• [TASK TO CARRY OUT] Return the lines exactly as they stand, from the first of the material through the line containing "mec='red', mew=1, label='Civilian')".

• [MATERIAL TO PROCESS]
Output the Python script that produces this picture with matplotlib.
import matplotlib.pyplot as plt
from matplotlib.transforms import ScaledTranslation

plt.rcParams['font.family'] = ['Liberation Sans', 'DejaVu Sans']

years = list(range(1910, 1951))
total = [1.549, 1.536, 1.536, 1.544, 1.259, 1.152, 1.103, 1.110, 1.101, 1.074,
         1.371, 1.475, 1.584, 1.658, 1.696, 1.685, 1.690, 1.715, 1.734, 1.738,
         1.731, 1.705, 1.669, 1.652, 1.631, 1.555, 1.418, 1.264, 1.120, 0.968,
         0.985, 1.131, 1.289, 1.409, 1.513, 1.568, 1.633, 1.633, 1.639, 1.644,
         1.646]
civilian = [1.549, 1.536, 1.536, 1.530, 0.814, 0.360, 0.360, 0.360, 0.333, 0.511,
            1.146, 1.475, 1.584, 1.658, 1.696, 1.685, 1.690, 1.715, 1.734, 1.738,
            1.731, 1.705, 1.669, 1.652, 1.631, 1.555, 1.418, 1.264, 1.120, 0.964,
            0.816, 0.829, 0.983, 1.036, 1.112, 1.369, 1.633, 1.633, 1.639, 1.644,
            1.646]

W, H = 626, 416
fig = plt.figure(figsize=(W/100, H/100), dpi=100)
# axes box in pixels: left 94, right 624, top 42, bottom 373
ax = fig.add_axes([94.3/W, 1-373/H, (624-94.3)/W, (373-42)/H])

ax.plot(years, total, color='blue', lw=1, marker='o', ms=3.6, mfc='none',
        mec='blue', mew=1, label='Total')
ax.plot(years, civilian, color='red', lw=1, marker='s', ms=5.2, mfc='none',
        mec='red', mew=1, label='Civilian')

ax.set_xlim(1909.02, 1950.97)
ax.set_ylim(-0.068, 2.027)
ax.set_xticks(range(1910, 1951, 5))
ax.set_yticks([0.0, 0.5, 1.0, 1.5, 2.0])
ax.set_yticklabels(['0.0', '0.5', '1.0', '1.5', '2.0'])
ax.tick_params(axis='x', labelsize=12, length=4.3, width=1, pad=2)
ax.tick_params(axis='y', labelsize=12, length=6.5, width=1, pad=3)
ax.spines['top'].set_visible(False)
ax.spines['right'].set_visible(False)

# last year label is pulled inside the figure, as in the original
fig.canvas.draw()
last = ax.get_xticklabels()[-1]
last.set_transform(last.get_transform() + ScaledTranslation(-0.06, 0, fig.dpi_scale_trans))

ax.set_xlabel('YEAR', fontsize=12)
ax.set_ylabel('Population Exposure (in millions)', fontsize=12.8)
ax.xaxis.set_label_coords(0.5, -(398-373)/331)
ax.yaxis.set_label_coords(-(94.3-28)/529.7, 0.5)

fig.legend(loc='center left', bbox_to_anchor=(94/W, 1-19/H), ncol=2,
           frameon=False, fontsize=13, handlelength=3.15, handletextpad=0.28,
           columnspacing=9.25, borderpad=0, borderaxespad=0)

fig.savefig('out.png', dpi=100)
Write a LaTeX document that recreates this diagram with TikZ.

• [RESPONSE BELOW]
Output the Python script that produces this picture with matplotlib.
import matplotlib.pyplot as plt
from matplotlib.transforms import ScaledTranslation

plt.rcParams['font.family'] = ['Liberation Sans', 'DejaVu Sans']

years = list(range(1910, 1951))
total = [1.549, 1.536, 1.536, 1.544, 1.259, 1.152, 1.103, 1.110, 1.101, 1.074,
         1.371, 1.475, 1.584, 1.658, 1.696, 1.685, 1.690, 1.715, 1.734, 1.738,
         1.731, 1.705, 1.669, 1.652, 1.631, 1.555, 1.418, 1.264, 1.120, 0.968,
         0.985, 1.131, 1.289, 1.409, 1.513, 1.568, 1.633, 1.633, 1.639, 1.644,
         1.646]
civilian = [1.549, 1.536, 1.536, 1.530, 0.814, 0.360, 0.360, 0.360, 0.333, 0.511,
            1.146, 1.475, 1.584, 1.658, 1.696, 1.685, 1.690, 1.715, 1.734, 1.738,
            1.731, 1.705, 1.669, 1.652, 1.631, 1.555, 1.418, 1.264, 1.120, 0.964,
            0.816, 0.829, 0.983, 1.036, 1.112, 1.369, 1.633, 1.633, 1.639, 1.644,
            1.646]

W, H = 626, 416
fig = plt.figure(figsize=(W/100, H/100), dpi=100)
# axes box in pixels: left 94, right 624, top 42, bottom 373
ax = fig.add_axes([94.3/W, 1-373/H, (624-94.3)/W, (373-42)/H])

ax.plot(years, total, color='blue', lw=1, marker='o', ms=3.6, mfc='none',
        mec='blue', mew=1, label='Total')
ax.plot(years, civilian, color='red', lw=1, marker='s', ms=5.2, mfc='none',
        mec='red', mew=1, label='Civilian')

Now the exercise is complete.